Instruction: Transcribe the records below exactly as they appear, omitting any pictures.

Records with drawing code
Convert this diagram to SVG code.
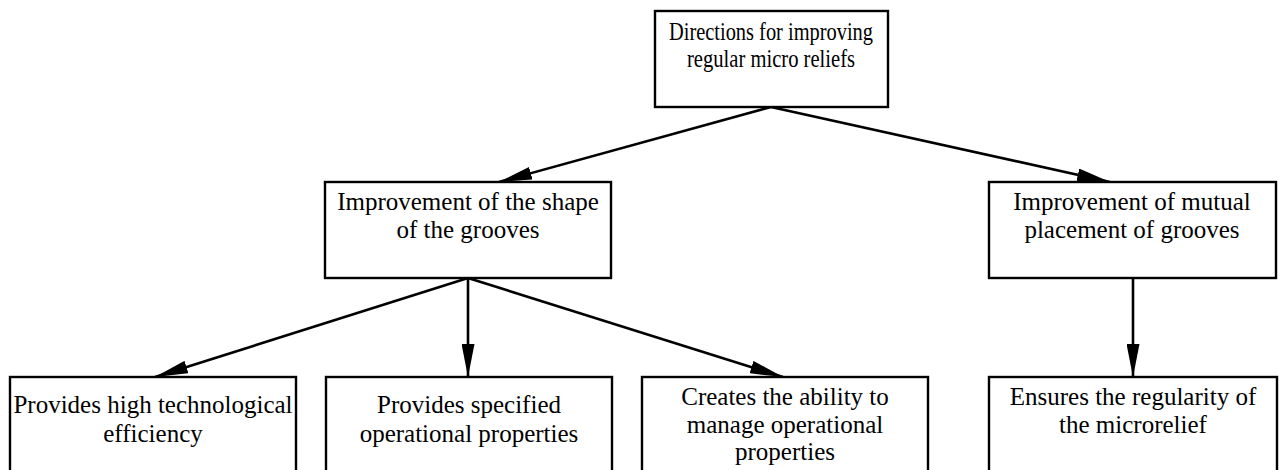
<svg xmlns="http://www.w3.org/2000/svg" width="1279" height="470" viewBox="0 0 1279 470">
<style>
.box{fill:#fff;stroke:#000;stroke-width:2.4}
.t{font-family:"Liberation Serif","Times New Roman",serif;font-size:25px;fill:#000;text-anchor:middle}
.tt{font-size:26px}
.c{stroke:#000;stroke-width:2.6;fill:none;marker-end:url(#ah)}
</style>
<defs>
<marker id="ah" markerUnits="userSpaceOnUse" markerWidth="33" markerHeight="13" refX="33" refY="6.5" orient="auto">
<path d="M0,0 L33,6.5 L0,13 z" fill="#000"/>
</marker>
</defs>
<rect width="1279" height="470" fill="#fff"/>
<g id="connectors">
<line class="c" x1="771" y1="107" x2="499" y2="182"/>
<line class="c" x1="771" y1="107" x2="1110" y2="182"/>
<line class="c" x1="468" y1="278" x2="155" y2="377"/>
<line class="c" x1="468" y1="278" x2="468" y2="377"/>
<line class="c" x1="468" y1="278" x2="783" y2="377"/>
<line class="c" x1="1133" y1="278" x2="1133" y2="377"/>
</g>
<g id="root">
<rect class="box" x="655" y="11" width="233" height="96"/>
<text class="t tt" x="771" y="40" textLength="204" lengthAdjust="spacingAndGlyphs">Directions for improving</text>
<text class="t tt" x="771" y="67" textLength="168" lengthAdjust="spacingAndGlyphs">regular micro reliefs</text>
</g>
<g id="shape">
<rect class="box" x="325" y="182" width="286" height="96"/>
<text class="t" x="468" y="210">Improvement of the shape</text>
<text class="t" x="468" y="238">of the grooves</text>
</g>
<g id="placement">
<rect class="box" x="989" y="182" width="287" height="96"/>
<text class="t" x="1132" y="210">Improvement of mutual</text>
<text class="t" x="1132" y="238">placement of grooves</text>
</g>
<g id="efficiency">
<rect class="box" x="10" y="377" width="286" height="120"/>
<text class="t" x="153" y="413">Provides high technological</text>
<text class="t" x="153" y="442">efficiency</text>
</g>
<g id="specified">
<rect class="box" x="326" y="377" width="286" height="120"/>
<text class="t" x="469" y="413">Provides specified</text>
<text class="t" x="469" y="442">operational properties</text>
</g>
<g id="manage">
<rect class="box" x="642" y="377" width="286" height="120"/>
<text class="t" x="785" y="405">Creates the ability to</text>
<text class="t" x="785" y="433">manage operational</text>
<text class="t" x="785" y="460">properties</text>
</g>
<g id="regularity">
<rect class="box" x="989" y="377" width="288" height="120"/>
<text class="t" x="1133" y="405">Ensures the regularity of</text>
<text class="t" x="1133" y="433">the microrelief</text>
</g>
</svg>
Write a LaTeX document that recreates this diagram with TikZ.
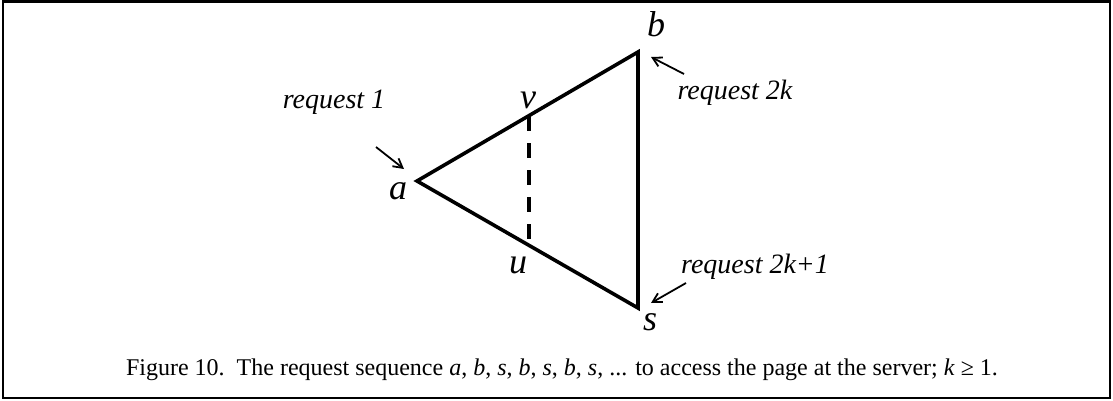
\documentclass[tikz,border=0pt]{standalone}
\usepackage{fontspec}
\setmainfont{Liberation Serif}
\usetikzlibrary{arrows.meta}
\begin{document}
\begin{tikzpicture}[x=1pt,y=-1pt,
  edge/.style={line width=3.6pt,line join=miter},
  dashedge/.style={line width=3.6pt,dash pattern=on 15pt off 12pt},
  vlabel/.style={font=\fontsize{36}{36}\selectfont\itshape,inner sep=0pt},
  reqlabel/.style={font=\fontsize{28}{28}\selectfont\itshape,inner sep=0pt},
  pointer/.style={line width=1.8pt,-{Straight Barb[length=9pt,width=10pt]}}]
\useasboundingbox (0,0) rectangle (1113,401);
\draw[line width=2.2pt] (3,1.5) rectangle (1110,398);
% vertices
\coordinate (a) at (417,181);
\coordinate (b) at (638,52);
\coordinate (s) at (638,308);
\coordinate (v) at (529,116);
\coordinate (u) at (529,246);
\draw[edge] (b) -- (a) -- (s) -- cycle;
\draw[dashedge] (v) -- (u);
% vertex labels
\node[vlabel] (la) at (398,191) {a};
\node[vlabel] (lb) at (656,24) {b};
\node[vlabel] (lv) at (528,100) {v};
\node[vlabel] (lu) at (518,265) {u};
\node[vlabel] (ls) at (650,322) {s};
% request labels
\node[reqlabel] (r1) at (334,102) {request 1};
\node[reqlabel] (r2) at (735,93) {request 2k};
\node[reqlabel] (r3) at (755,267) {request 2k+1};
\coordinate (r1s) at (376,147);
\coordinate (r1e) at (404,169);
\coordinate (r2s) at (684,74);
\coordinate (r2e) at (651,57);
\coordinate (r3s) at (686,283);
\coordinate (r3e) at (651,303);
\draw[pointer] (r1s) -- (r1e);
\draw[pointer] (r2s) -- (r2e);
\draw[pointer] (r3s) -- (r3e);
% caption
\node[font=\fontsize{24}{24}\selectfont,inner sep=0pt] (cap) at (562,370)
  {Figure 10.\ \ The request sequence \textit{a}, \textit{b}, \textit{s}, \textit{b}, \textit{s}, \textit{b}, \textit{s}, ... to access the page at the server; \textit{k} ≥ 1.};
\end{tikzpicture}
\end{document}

Result of this task:
Convert this diagram to SVG code.
<svg xmlns="http://www.w3.org/2000/svg" width="1279" height="470" viewBox="0 0 1279 470">
<style>
.box{fill:#fff;stroke:#000;stroke-width:2.4}
.t{font-family:"Liberation Serif","Times New Roman",serif;font-size:25px;fill:#000;text-anchor:middle}
.tt{font-size:26px}
.c{stroke:#000;stroke-width:2.6;fill:none;marker-end:url(#ah)}
</style>
<defs>
<marker id="ah" markerUnits="userSpaceOnUse" markerWidth="33" markerHeight="13" refX="33" refY="6.5" orient="auto">
<path d="M0,0 L33,6.5 L0,13 z" fill="#000"/>
</marker>
</defs>
<rect width="1279" height="470" fill="#fff"/>
<g id="connectors">
<line class="c" x1="771" y1="107" x2="499" y2="182"/>
<line class="c" x1="771" y1="107" x2="1110" y2="182"/>
<line class="c" x1="468" y1="278" x2="155" y2="377"/>
<line class="c" x1="468" y1="278" x2="468" y2="377"/>
<line class="c" x1="468" y1="278" x2="783" y2="377"/>
<line class="c" x1="1133" y1="278" x2="1133" y2="377"/>
</g>
<g id="root">
<rect class="box" x="655" y="11" width="233" height="96"/>
<text class="t tt" x="771" y="40" textLength="204" lengthAdjust="spacingAndGlyphs">Directions for improving</text>
<text class="t tt" x="771" y="67" textLength="168" lengthAdjust="spacingAndGlyphs">regular micro reliefs</text>
</g>
<g id="shape">
<rect class="box" x="325" y="182" width="286" height="96"/>
<text class="t" x="468" y="210">Improvement of the shape</text>
<text class="t" x="468" y="238">of the grooves</text>
</g>
<g id="placement">
<rect class="box" x="989" y="182" width="287" height="96"/>
<text class="t" x="1132" y="210">Improvement of mutual</text>
<text class="t" x="1132" y="238">placement of grooves</text>
</g>
<g id="efficiency">
<rect class="box" x="10" y="377" width="286" height="120"/>
<text class="t" x="153" y="413">Provides high technological</text>
<text class="t" x="153" y="442">efficiency</text>
</g>
<g id="specified">
<rect class="box" x="326" y="377" width="286" height="120"/>
<text class="t" x="469" y="413">Provides specified</text>
<text class="t" x="469" y="442">operational properties</text>
</g>
<g id="manage">
<rect class="box" x="642" y="377" width="286" height="120"/>
<text class="t" x="785" y="405">Creates the ability to</text>
<text class="t" x="785" y="433">manage operational</text>
<text class="t" x="785" y="460">properties</text>
</g>
<g id="regularity">
<rect class="box" x="989" y="377" width="288" height="120"/>
<text class="t" x="1133" y="405">Ensures the regularity of</text>
<text class="t" x="1133" y="433">the microrelief</text>
</g>
</svg>
Write a LaTeX document that recreates this diagram with TikZ.
\documentclass[tikz,border=0pt]{standalone}
\usepackage{fontspec}
\setmainfont{Liberation Serif}
\usetikzlibrary{arrows.meta}
\begin{document}
\begin{tikzpicture}[x=1pt,y=-1pt,
  edge/.style={line width=3.6pt,line join=miter},
  dashedge/.style={line width=3.6pt,dash pattern=on 15pt off 12pt},
  vlabel/.style={font=\fontsize{36}{36}\selectfont\itshape,inner sep=0pt},
  reqlabel/.style={font=\fontsize{28}{28}\selectfont\itshape,inner sep=0pt},
  pointer/.style={line width=1.8pt,-{Straight Barb[length=9pt,width=10pt]}}]
\useasboundingbox (0,0) rectangle (1113,401);
\draw[line width=2.2pt] (3,1.5) rectangle (1110,398);
% vertices
\coordinate (a) at (417,181);
\coordinate (b) at (638,52);
\coordinate (s) at (638,308);
\coordinate (v) at (529,116);
\coordinate (u) at (529,246);
\draw[edge] (b) -- (a) -- (s) -- cycle;
\draw[dashedge] (v) -- (u);
% vertex labels
\node[vlabel] (la) at (398,191) {a};
\node[vlabel] (lb) at (656,24) {b};
\node[vlabel] (lv) at (528,100) {v};
\node[vlabel] (lu) at (518,265) {u};
\node[vlabel] (ls) at (650,322) {s};
% request labels
\node[reqlabel] (r1) at (334,102) {request 1};
\node[reqlabel] (r2) at (735,93) {request 2k};
\node[reqlabel] (r3) at (755,267) {request 2k+1};
\coordinate (r1s) at (376,147);
\coordinate (r1e) at (404,169);
\coordinate (r2s) at (684,74);
\coordinate (r2e) at (651,57);
\coordinate (r3s) at (686,283);
\coordinate (r3e) at (651,303);
\draw[pointer] (r1s) -- (r1e);
\draw[pointer] (r2s) -- (r2e);
\draw[pointer] (r3s) -- (r3e);
% caption
\node[font=\fontsize{24}{24}\selectfont,inner sep=0pt] (cap) at (562,370)
  {Figure 10.\ \ The request sequence \textit{a}, \textit{b}, \textit{s}, \textit{b}, \textit{s}, \textit{b}, \textit{s}, ... to access the page at the server; \textit{k} ≥ 1.};
\end{tikzpicture}
\end{document}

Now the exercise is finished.